Marilynne Robinson, Housekeeping
Most small towns in America have at least one household that just doesn’t fit in. The yard may be overgrown with shrubbery and thistles, the shades drawn day and night, cats and dogs wandering everywhere. We worry that the residents of these houses signal too loudly the unraveling of our social fabric; they cause us to examine our towns, schools, jobs, plans. Ruthie, narrator of Housekeeping, is a quirky, eccentric, endearing character who lives in such a house. The book causes the reader to wonder if—in today’s world of people moving around so often-it’s possible for us to claim a particular address as “home.”
Barry Lopez, Of Wolves and Men
Of Wolves and Men is a book about wolves, but it is also about men, human nature, and the human struggle to understand our position on this planet in relation to other species. “The truth is that we know little about the wolf,” Lopez asserts. In learning more about the wolf, as in learning about any other species, we might gain information critical to our own survival. We might also learn the skill of co-existence.

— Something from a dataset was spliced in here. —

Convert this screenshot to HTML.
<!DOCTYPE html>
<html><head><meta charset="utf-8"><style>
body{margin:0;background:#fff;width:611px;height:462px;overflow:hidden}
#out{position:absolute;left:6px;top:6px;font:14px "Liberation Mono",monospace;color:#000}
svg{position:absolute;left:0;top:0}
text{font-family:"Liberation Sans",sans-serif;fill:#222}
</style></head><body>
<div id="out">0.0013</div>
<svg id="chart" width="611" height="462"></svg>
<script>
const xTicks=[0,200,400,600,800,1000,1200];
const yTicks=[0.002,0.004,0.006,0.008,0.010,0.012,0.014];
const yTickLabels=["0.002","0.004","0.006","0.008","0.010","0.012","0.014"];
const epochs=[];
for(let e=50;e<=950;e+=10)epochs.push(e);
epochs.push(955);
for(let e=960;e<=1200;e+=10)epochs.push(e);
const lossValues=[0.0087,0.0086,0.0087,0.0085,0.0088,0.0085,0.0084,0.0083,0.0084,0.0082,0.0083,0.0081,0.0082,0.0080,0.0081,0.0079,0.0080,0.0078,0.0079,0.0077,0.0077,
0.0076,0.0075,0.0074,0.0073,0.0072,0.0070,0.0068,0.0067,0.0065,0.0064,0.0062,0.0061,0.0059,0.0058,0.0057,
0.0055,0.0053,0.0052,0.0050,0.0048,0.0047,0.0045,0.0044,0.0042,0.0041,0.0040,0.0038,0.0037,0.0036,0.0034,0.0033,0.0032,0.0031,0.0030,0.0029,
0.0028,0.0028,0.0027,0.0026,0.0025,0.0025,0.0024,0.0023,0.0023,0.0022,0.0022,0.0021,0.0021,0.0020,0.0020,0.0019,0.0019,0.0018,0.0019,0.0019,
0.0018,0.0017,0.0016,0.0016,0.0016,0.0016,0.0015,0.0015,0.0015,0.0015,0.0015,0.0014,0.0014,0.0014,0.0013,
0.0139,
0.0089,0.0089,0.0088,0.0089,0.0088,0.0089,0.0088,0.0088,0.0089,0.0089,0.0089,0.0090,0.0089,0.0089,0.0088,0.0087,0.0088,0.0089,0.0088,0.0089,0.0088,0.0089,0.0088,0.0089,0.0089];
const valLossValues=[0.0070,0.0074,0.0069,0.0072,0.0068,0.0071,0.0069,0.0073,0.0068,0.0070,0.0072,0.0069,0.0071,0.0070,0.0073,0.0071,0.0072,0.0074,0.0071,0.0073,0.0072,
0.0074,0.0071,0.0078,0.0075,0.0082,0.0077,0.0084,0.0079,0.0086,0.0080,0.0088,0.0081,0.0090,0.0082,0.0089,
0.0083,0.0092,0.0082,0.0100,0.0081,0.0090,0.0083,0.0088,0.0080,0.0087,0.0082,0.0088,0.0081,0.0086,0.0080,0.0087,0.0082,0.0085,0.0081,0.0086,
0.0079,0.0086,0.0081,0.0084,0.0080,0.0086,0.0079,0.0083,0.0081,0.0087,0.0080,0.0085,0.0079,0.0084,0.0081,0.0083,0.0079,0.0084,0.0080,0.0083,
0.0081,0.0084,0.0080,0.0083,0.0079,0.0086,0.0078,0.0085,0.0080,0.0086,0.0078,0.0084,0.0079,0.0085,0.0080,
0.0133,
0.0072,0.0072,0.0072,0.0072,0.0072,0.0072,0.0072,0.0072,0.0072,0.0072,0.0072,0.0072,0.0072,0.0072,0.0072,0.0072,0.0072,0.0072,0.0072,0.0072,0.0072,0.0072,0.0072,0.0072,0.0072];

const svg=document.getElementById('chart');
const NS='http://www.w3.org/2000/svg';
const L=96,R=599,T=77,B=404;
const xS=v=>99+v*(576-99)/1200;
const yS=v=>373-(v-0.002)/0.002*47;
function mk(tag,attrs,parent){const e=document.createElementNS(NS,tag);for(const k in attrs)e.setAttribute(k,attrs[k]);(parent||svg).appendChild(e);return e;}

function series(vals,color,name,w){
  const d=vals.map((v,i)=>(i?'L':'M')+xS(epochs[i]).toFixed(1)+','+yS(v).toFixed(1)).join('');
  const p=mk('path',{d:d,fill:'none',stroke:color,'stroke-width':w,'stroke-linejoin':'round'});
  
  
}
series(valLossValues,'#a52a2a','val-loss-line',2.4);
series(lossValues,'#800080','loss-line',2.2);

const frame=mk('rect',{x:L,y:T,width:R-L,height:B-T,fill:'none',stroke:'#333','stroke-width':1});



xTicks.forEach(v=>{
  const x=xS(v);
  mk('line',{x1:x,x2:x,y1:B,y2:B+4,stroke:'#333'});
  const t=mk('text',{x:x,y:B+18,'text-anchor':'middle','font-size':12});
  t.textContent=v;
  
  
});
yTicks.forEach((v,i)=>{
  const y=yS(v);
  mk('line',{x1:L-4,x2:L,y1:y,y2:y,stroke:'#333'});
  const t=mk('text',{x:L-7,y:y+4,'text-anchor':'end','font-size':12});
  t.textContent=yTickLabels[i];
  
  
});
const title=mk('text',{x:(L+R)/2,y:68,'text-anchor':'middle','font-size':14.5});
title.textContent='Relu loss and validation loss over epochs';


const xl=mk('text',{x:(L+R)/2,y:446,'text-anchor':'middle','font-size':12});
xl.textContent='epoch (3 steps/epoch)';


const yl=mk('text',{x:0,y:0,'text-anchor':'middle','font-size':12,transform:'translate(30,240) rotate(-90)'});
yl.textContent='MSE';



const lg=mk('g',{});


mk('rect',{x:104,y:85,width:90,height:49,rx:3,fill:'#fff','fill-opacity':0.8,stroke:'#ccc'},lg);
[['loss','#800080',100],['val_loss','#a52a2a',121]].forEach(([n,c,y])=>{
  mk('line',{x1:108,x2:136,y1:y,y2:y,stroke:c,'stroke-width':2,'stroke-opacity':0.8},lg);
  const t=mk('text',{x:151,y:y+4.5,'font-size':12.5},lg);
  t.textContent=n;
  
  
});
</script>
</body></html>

Mourning Dove, Coyote Stories
Mourning Dove was born into the Okanogan tribe in northeast Washington in 1888. Her first novel, Cogewea, was probably the first written by an American Indian woman. Coyote Stories is the first published collection of Native American oral stories told by a Native American woman. This book displays the imaginative complexity of Plateau cultures, raises questions about simplistic stereotypes of Native Americans, and offers an insider’s view of the legendary trickster, Coyote.